### Your objective
Pick out the lines below that contain the string "with" and copy them all.

### Records for this task
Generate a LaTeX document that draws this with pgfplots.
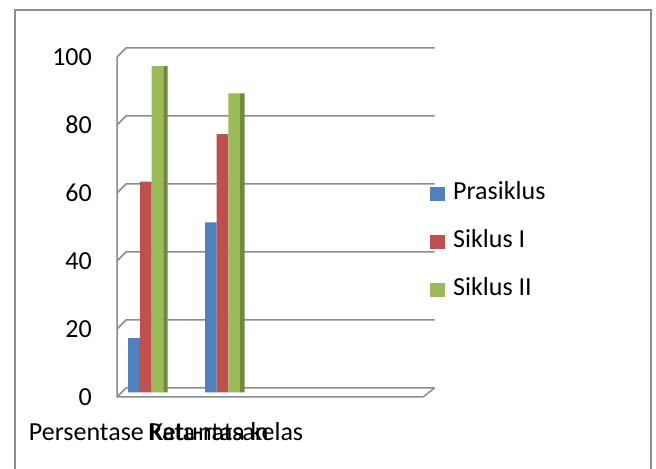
\documentclass[border=0pt]{standalone}
\usepackage{pgfplots}
\pgfplotsset{compat=1.18}
\usepackage{fontspec}
\setmainfont{Carlito}
\definecolor{cBlue}{HTML}{4F81BD}
\definecolor{cRed}{HTML}{C0504D}
\definecolor{cGreen}{HTML}{9BBB59}
\definecolor{cGreenD}{HTML}{71893F}
\definecolor{cGrid}{HTML}{8C8C8C}
\newcommand{\bigf}{\fontsize{26bp}{31bp}\selectfont}
\begin{document}
\begin{tikzpicture}[x=1bp,y=1bp]
\useasboundingbox (0,0) rectangle (656,469);
\draw[cGrid, line width=1.5bp] (15,-10) -- (15,459) -- (651,459) -- (651,-10);
\begin{axis}[
  at={(121.5bp,76.5bp)}, anchor=south west,
  scale only axis, width=307bp, height=340bp,
  xmin=-0.315, xmax=3.68, ymin=0, ymax=100,
  clip=false,
  axis line style={draw=none}, major tick style={draw=none},
  ytick={0,20,40,60,80,100},
  xtick={0,1}, xticklabels={Persentase Ketuntasan, Rata-rata kelas},
  /pgf/number format/assume math mode=true,
  tick label style={font=\bigf},
  yticklabel style={anchor=east, inner sep=0pt, xshift=-29.5bp, yshift=-4.5bp},
  xticklabel style={anchor=base, inner sep=0pt, yshift=-44bp, xshift=3bp},
  ybar, bar width=11.7bp,
  legend style={at={(1.005,0.615)}, anchor=north west, draw=none, fill=none,
    inner sep=0pt, row sep=27bp, font=\bigf,
    nodes={inner sep=0pt, text height=16bp, text depth=5bp}},
  legend cell align=left,
  legend image code/.code={\fill[#1,draw=none] (0bp,-7bp) rectangle (15bp,7bp);\path (23bp,0);},
]
\pgfplotsinvokeforeach{0,20,40,60,80,100}{
  \draw[cGrid, line width=1.5bp] ([shift={(-4.5bp,-4.5bp)}]axis cs:-0.315,#1) -- ([shift={(4.5bp,4.5bp)}]axis cs:-0.315,#1) -- ([shift={(6bp,4.5bp)}]axis cs:3.68,#1);
}
\draw[cGrid, line width=1.5bp] ([shift={(-4.5bp,-4.5bp)}]axis cs:-0.315,100) -- ([shift={(-4.5bp,-4.5bp)}]axis cs:-0.315,0) -- ([shift={(-5.5bp,-4.5bp)}]axis cs:3.68,0) -- ([shift={(6bp,4.5bp)}]axis cs:3.68,0);
\addplot[fill=cBlue, draw=none, bar shift=-11.7bp] coordinates {(0,16) (1,50)};
\addplot[fill=cRed, draw=none, bar shift=0bp] coordinates {(0,62) (1,76)};
\addplot[fill=cGreen, draw=none, bar shift=11.7bp] coordinates {(0,96) (1,88)};
\addplot[fill=cGreenD, draw=none, bar shift=19.75bp, bar width=4.4bp, forget plot] coordinates {(0,96) (1,88)};
\legend{Prasiklus, Siklus I, Siklus II}
\end{axis}
\end{tikzpicture}
\end{document}
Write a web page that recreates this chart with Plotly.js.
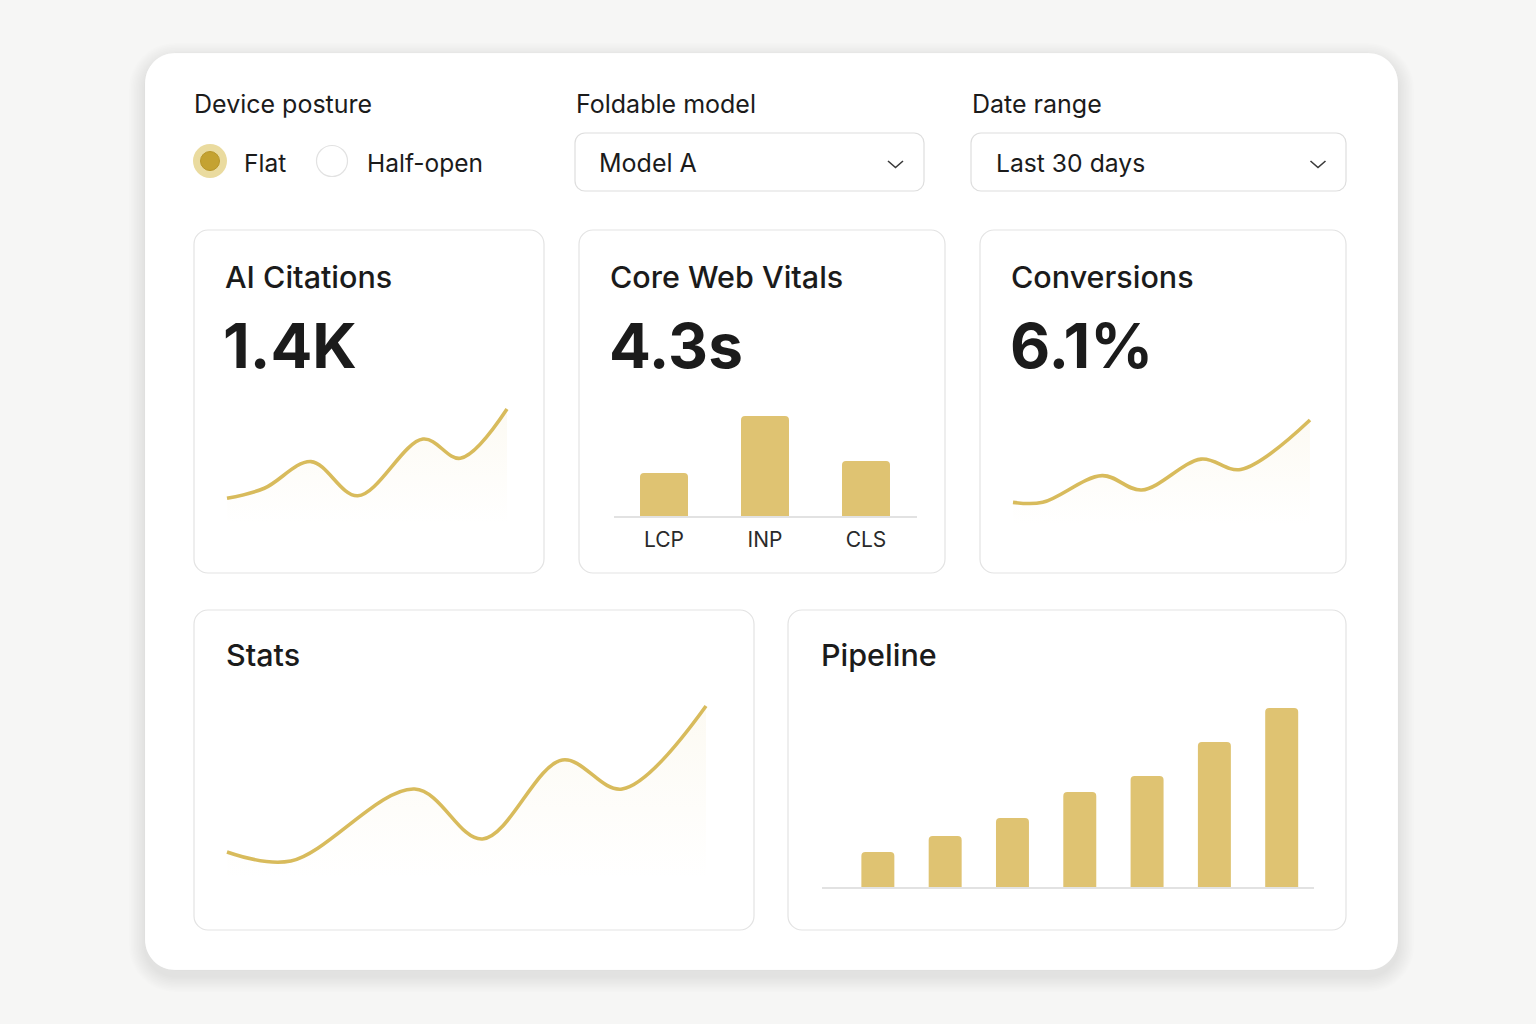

### Finished task
Generate a LaTeX document that draws this with pgfplots.
Write a web page that recreates this chart with Plotly.js.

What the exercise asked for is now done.